GIVEN TASK ▸
Copy each line of the entries that contains the word "code".

MATERIAL SHOWN ▸
****************************************

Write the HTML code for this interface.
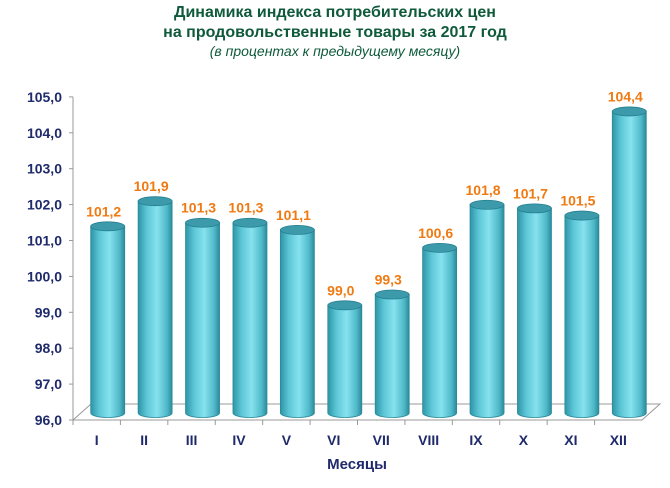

****************************************

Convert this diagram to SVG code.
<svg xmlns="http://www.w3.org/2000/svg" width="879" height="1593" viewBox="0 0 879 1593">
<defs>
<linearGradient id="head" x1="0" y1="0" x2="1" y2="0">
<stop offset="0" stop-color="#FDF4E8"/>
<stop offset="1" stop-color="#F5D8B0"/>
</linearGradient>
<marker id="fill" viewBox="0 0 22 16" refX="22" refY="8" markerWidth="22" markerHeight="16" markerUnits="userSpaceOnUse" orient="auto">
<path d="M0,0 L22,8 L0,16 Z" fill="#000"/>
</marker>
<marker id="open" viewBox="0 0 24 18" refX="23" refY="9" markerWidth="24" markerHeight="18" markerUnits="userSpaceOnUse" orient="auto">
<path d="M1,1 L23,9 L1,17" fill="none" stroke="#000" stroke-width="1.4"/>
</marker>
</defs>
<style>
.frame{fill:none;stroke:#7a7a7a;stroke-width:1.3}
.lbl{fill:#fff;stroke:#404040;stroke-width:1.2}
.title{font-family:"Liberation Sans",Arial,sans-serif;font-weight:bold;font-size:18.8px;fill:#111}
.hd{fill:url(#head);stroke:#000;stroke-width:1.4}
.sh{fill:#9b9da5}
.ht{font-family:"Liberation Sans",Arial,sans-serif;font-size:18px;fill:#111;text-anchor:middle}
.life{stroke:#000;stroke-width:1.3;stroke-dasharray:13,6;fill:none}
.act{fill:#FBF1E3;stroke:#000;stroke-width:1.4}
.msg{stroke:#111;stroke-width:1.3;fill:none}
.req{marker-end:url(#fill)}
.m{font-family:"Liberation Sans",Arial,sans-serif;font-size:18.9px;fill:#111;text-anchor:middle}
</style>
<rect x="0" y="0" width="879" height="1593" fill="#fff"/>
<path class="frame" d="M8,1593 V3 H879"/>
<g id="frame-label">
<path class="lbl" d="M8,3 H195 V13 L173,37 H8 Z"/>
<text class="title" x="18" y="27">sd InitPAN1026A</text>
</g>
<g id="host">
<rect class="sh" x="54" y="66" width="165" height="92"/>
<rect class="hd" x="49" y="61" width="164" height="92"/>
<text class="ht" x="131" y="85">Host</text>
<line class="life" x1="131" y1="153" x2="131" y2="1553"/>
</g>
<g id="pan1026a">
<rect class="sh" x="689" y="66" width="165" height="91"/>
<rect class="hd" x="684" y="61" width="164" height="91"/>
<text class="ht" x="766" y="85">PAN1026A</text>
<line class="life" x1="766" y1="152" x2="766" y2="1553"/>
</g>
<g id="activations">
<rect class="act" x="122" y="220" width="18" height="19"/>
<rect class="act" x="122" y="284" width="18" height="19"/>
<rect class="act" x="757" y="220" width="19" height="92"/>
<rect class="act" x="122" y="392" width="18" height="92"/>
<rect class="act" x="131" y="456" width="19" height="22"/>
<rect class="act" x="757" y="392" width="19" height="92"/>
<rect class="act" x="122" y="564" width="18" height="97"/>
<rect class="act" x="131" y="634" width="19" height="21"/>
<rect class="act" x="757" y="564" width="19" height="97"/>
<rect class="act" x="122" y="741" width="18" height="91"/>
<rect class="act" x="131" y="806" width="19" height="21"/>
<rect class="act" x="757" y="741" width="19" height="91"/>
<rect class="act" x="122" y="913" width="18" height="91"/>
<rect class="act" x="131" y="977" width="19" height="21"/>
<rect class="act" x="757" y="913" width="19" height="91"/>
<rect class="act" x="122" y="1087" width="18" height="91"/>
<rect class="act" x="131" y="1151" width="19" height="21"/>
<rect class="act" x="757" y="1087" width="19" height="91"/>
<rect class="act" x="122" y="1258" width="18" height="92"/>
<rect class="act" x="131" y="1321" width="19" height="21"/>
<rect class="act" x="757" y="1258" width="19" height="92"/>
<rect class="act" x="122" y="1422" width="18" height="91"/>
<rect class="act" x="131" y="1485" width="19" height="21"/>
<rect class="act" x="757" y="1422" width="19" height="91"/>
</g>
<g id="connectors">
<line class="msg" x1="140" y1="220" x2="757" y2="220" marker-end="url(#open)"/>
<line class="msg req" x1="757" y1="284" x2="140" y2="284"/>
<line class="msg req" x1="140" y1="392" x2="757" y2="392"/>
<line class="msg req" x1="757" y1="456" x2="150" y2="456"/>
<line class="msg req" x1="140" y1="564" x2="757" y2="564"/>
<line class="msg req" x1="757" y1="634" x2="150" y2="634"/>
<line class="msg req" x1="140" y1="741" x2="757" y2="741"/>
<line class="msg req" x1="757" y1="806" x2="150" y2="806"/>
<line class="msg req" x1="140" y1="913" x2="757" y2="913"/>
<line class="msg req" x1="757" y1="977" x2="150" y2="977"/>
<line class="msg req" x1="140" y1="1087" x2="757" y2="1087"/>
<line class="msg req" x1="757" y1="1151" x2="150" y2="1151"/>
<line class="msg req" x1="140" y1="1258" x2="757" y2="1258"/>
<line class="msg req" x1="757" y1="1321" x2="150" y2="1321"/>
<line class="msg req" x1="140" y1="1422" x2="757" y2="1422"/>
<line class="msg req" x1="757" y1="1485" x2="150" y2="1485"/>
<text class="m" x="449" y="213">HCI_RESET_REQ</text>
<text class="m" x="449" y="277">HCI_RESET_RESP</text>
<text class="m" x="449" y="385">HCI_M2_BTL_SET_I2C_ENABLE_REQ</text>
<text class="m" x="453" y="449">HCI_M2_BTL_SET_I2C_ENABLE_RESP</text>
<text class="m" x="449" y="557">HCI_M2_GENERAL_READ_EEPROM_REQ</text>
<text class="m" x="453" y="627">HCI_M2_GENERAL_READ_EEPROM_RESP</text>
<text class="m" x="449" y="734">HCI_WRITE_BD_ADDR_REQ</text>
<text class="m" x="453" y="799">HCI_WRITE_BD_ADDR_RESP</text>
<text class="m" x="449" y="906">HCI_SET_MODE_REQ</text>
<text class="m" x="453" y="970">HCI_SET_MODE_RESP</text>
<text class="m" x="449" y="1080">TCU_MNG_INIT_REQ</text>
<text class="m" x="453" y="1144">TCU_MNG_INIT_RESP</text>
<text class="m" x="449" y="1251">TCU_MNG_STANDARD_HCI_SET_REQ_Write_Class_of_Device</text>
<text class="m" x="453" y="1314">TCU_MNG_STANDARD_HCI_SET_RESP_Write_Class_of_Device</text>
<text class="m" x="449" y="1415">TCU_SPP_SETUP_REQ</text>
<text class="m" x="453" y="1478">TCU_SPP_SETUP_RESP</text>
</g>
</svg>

****************************************

RESPONSE BELOW ▸
Write the HTML code for this interface.
Convert this diagram to SVG code.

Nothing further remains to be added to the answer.